— Begin PROVIDED MATERIAL —

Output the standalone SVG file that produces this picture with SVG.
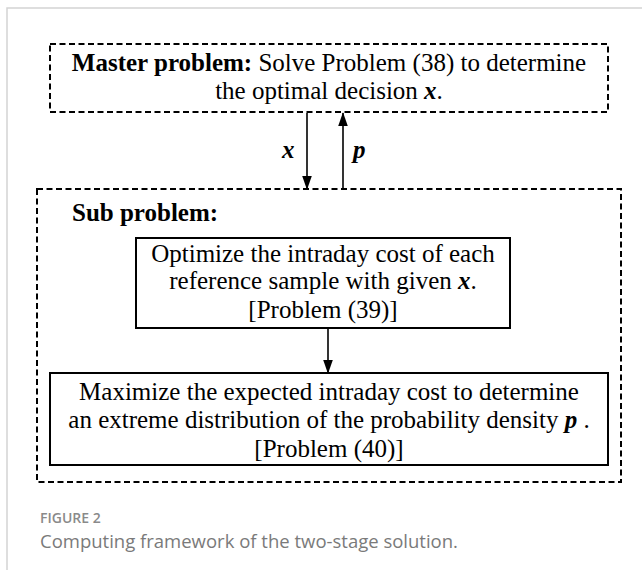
<svg xmlns="http://www.w3.org/2000/svg" width="642" height="570" viewBox="0 0 642 570">
  <defs>
    <marker id="arrow" markerWidth="14" markerHeight="20" refX="19" refY="7" orient="auto" markerUnits="userSpaceOnUse" viewBox="0 0 20 14">
      <path d="M0,0 L20,7 L0,14 Z" fill="#000"/>
    </marker>
    <style>
      .frame { stroke: #d4d4d4; stroke-width: 1.5; fill: none; }
      .dash { fill: #fff; stroke: #000; stroke-width: 2; stroke-dasharray: 6 3.5; }
      .solid { fill: #fff; stroke: #000; stroke-width: 2; }
      .t { font-family: "Liberation Serif", "Times New Roman", serif; font-size: 25px; fill: #000; }
      .c { text-anchor: middle; }
      .b { font-weight: bold; }
      .bi { font-weight: bold; font-style: italic; }
      .edge { stroke: #000; stroke-width: 1.6; fill: none; marker-end: url(#arrow); }
      .cap1 { font-family: "Open Sans", "Noto Sans", sans-serif; font-size: 14px; font-weight: 600; fill: #8a8a8a; }
      .cap2 { font-family: "Open Sans", "Noto Sans", sans-serif; font-size: 18.5px; fill: #7a7a7a; }
    </style>
  </defs>
  <rect width="642" height="570" fill="#fff"/>
  <!-- page frame -->
  <path class="frame" d="M7,570 V8 H642"/>

  <!-- master problem -->
  <g id="master">
    <rect class="dash" x="50" y="44" width="558" height="68"/>
    <text class="t c" x="329" y="71"><tspan class="b">Master problem:</tspan> Solve Problem (38) to determine</text>
    <text class="t c" x="329" y="99">the optimal decision <tspan class="bi">x</tspan>.</text>
  </g>

  <!-- sub problem container -->
  <g id="sub">
    <rect class="dash" x="37" y="189" width="584" height="293"/>
    <text class="t b" x="72" y="221">Sub problem:</text>
  </g>

  <g id="intraday">
    <rect class="solid" x="136" y="238" width="374" height="90"/>
    <text class="t c" x="323" y="262">Optimize the intraday cost of each</text>
    <text class="t c" x="323" y="289">reference sample with given <tspan class="bi">x</tspan>.</text>
    <text class="t c" x="323" y="318">[Problem (39)]</text>
  </g>

  <g id="expected">
    <rect class="solid" x="50" y="373" width="558" height="92"/>
    <text class="t c" x="329" y="400">Maximize the expected intraday cost to determine</text>
    <text class="t c" x="329" y="428">an extreme distribution of the probability density <tspan class="bi">p</tspan> .</text>
    <text class="t c" x="329" y="457">[Problem (40)]</text>
  </g>

  <!-- connectors -->
  <g id="connectors">
    <line class="edge" x1="307" y1="113" x2="307" y2="189"/>
    <line class="edge" x1="343" y1="189" x2="343" y2="113"/>
    <line class="edge" x1="328" y1="329" x2="328" y2="373"/>
    <text class="t bi" x="282" y="158">x</text>
    <text class="t bi" x="353" y="158">p</text>
  </g>

  <!-- caption -->
  <text class="cap1" x="40" y="523">FIGURE 2</text>
  <text class="cap2" x="40" y="548">Computing framework of the two-stage solution.</text>
</svg>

— End PROVIDED MATERIAL —

Would you return the data exactly as written, without the pictures?

Output the standalone SVG file that produces this picture with SVG.
<svg xmlns="http://www.w3.org/2000/svg" width="642" height="570" viewBox="0 0 642 570">
  <defs>
    <marker id="arrow" markerWidth="14" markerHeight="20" refX="19" refY="7" orient="auto" markerUnits="userSpaceOnUse" viewBox="0 0 20 14">
      <path d="M0,0 L20,7 L0,14 Z" fill="#000"/>
    </marker>
    <style>
      .frame { stroke: #d4d4d4; stroke-width: 1.5; fill: none; }
      .dash { fill: #fff; stroke: #000; stroke-width: 2; stroke-dasharray: 6 3.5; }
      .solid { fill: #fff; stroke: #000; stroke-width: 2; }
      .t { font-family: "Liberation Serif", "Times New Roman", serif; font-size: 25px; fill: #000; }
      .c { text-anchor: middle; }
      .b { font-weight: bold; }
      .bi { font-weight: bold; font-style: italic; }
      .edge { stroke: #000; stroke-width: 1.6; fill: none; marker-end: url(#arrow); }
      .cap1 { font-family: "Open Sans", "Noto Sans", sans-serif; font-size: 14px; font-weight: 600; fill: #8a8a8a; }
      .cap2 { font-family: "Open Sans", "Noto Sans", sans-serif; font-size: 18.5px; fill: #7a7a7a; }
    </style>
  </defs>
  <rect width="642" height="570" fill="#fff"/>
  <!-- page frame -->
  <path class="frame" d="M7,570 V8 H642"/>

  <!-- master problem -->
  <g id="master">
    <rect class="dash" x="50" y="44" width="558" height="68"/>
    <text class="t c" x="329" y="71"><tspan class="b">Master problem:</tspan> Solve Problem (38) to determine</text>
    <text class="t c" x="329" y="99">the optimal decision <tspan class="bi">x</tspan>.</text>
  </g>

  <!-- sub problem container -->
  <g id="sub">
    <rect class="dash" x="37" y="189" width="584" height="293"/>
    <text class="t b" x="72" y="221">Sub problem:</text>
  </g>

  <g id="intraday">
    <rect class="solid" x="136" y="238" width="374" height="90"/>
    <text class="t c" x="323" y="262">Optimize the intraday cost of each</text>
    <text class="t c" x="323" y="289">reference sample with given <tspan class="bi">x</tspan>.</text>
    <text class="t c" x="323" y="318">[Problem (39)]</text>
  </g>

  <g id="expected">
    <rect class="solid" x="50" y="373" width="558" height="92"/>
    <text class="t c" x="329" y="400">Maximize the expected intraday cost to determine</text>
    <text class="t c" x="329" y="428">an extreme distribution of the probability density <tspan class="bi">p</tspan> .</text>
    <text class="t c" x="329" y="457">[Problem (40)]</text>
  </g>

  <!-- connectors -->
  <g id="connectors">
    <line class="edge" x1="307" y1="113" x2="307" y2="189"/>
    <line class="edge" x1="343" y1="189" x2="343" y2="113"/>
    <line class="edge" x1="328" y1="329" x2="328" y2="373"/>
    <text class="t bi" x="282" y="158">x</text>
    <text class="t bi" x="353" y="158">p</text>
  </g>

  <!-- caption -->
  <text class="cap1" x="40" y="523">FIGURE 2</text>
  <text class="cap2" x="40" y="548">Computing framework of the two-stage solution.</text>
</svg>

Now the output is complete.